## START

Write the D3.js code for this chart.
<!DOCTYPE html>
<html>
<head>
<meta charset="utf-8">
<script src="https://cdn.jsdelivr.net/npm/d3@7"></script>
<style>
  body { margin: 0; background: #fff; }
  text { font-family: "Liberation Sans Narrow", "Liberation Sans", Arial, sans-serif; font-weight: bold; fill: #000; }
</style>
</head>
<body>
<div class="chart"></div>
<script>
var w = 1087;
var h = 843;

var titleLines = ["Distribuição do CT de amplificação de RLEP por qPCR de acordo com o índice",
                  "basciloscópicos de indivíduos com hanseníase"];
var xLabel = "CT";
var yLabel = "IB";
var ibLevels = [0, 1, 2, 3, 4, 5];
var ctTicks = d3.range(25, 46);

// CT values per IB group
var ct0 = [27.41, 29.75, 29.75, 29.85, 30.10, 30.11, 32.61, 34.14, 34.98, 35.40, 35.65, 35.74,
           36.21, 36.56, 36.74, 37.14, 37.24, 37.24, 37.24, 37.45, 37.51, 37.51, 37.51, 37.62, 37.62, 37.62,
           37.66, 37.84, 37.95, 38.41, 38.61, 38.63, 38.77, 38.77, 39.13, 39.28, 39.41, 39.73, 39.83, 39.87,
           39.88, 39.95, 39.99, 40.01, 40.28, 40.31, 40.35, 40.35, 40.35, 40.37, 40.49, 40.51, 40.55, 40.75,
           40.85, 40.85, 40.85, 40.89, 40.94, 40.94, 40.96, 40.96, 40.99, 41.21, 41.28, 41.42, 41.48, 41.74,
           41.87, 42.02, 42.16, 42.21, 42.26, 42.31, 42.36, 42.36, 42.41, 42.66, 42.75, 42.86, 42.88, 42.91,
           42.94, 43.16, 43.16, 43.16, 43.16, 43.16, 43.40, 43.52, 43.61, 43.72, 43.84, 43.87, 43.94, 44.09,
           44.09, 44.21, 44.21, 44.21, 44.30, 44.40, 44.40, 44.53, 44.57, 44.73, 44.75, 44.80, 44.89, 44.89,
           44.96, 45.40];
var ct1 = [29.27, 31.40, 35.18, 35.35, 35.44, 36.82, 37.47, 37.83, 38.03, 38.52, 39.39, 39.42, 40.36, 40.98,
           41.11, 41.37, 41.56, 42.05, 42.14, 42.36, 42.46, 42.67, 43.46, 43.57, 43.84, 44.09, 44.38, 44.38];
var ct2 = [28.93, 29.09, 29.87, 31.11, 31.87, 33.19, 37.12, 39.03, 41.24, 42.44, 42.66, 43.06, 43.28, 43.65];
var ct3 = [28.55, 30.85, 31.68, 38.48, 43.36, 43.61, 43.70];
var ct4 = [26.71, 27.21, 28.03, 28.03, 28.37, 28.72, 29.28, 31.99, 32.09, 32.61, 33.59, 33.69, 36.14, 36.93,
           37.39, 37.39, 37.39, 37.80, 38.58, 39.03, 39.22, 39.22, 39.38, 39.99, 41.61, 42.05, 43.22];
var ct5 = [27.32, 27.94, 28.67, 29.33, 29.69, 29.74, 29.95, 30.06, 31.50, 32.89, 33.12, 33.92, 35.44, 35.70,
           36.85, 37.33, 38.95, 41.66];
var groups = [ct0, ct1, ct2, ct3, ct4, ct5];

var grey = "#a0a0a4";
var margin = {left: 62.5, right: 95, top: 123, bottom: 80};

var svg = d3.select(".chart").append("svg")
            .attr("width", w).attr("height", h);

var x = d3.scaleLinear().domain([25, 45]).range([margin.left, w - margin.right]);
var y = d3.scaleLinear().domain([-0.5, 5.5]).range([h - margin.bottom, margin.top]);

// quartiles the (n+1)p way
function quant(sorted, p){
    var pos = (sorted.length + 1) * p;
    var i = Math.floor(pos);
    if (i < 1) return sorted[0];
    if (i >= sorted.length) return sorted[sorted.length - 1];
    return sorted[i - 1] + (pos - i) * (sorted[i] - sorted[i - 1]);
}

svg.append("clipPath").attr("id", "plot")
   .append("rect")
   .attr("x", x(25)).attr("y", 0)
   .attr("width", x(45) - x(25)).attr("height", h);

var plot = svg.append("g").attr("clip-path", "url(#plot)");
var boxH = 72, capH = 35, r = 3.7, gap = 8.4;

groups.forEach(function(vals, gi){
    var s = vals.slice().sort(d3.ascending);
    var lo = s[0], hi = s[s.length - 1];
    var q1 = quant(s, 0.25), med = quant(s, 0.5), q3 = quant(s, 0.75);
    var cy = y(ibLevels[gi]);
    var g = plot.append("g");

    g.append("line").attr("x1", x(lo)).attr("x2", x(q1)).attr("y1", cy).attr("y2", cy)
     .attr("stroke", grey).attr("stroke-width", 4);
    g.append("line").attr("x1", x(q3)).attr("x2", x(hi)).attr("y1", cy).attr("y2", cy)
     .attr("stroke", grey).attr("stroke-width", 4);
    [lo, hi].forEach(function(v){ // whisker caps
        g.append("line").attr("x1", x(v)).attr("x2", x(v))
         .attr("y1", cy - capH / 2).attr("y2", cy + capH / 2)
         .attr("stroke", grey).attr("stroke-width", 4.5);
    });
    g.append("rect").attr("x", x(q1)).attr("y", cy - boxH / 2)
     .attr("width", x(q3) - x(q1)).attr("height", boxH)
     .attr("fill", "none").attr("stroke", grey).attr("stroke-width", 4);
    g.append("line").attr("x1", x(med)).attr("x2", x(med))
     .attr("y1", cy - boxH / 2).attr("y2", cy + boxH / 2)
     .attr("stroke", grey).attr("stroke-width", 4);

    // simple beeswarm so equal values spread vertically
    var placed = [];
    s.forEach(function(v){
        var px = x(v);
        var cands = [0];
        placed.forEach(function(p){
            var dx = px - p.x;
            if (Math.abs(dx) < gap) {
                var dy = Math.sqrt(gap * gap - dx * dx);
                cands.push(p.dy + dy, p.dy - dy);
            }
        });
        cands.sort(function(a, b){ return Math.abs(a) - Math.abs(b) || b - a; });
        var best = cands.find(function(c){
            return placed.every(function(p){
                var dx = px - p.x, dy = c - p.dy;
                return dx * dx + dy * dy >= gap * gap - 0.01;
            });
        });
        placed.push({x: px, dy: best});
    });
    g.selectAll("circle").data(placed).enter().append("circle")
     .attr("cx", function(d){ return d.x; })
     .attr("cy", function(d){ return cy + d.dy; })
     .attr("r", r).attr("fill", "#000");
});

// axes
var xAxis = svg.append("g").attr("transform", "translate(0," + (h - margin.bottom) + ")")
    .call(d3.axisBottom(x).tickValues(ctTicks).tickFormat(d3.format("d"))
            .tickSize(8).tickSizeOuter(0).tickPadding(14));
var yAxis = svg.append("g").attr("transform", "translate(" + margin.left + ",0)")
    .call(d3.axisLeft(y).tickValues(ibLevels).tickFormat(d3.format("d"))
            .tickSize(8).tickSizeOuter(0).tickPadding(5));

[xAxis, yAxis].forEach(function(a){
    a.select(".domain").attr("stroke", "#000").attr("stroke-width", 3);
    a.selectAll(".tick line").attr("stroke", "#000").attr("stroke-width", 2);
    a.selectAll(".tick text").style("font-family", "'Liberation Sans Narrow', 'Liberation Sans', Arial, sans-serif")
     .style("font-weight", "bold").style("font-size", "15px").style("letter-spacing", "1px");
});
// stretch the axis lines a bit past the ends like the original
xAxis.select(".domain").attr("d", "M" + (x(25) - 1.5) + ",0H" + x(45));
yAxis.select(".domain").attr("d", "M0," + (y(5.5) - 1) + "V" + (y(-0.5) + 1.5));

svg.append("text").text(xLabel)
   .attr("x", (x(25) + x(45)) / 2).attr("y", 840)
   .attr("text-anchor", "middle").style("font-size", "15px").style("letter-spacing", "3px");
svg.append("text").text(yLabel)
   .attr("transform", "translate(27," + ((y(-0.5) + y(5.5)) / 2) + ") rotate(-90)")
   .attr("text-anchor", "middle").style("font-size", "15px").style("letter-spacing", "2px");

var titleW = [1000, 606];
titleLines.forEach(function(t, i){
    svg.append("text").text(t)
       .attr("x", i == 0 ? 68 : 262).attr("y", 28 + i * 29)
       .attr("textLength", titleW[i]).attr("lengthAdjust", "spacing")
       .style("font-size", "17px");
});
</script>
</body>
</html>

## END

▶ [Task details]: Quote the data above verbatim from its first line to the line that includes "var h = 843;", with both boundary lines retained.

▶ [Expected output]:
Write the D3.js code for this chart.
<!DOCTYPE html>
<html>
<head>
<meta charset="utf-8">
<script src="https://cdn.jsdelivr.net/npm/d3@7"></script>
<style>
  body { margin: 0; background: #fff; }
  text { font-family: "Liberation Sans Narrow", "Liberation Sans", Arial, sans-serif; font-weight: bold; fill: #000; }
</style>
</head>
<body>
<div class="chart"></div>
<script>
var w = 1087;
var h = 843;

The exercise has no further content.